If you have local labels, use them.
NASM (x86) has the .label syntax. I'll give an example here:
; Input:
; ES:DI = pointer to video memory for top-left corner
; CX = vertical length of line
; AL = color of the line (of course it's actually spelt "colour" but by convention we have to spell it wrong)
;
draw_vline:
push di
push cx
.lp_y:
stosb
add di, 319
loop .lp_y
pop cx
pop di
ret
In this case, the
.lp_y label is actually
draw_vline.lp_y, but doing stuff this way
really saves you pain.
The WLA-DX multi-CPU assembler (highly recommended!) has the + and - series of labels. These are amazing, especially when you're doing stuff like this (Z80 given as an example):
ld de, SCREEN_WIDTH_BYTES - WIDTH_BYTES
ld c, HEIGHT
--: ld b, WIDTH_BYTES
-: ld a, (ix+0)
ld (hl), a
inc ix
inc hl
djnz -
add hl, de
dec c
jp nz, --
By the way, when I say "don't prematurely optimise"... I kinda did a little. The improvement is minimal, but simple enough that we can get away with it. See that
jp opcode? It takes up 10 cycles regardless of whether it is taken or not, and a
jr takes up 12 cycles when taken, but only 7 when it isn't. Seeing as the branch is taken more than 40% of the time, I'm using
jp here.
Which leads us to another tip.
Knowing your cycle counts and other timings can be helpful for when you do need to optimise.

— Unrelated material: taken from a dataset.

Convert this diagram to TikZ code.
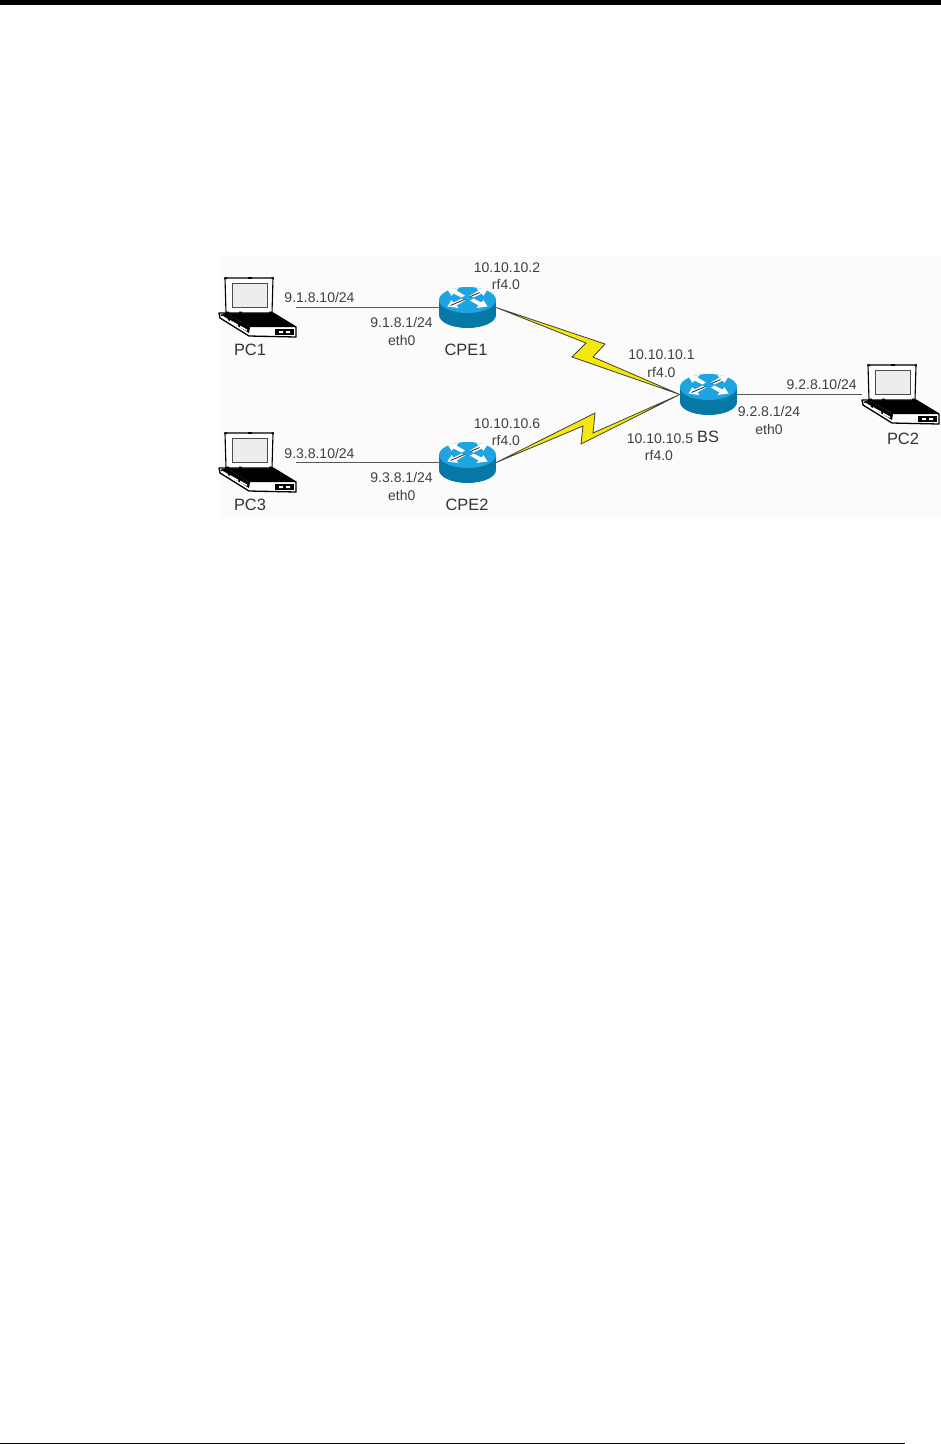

The cycle times for Z80 are kinda hard to memorise, but the main points are:
- 4 cycles for M1 access (first op OR the byte after a DD/FD, ED, or CB)
- 3 cycles for regular memory access
- 4 cycles for I/O access
- 5 cycles for (IX+dd), (IY+dd) or JR/DJNZ PC+dd calculation (the calculation for JR only takes place if the condition succeeds)
The cycle times for 6502 are easier, but there are still some snags. Main points:
- 2 cycles for first byte of an opcode
- 1 cycle for memory access
- 1 cycle to calculate a 16-bit carry if need be
Often there are other cycles used, though, so be wary!
But this isn't a tutorial on how to calculate cycle timings. Look elsewhere if you want the timings for your CPU. As for x86 cycle timings... I don't even try.
-
Anyway, there's a lot of things that can be talked about, but that should be enough to give get you somewhere.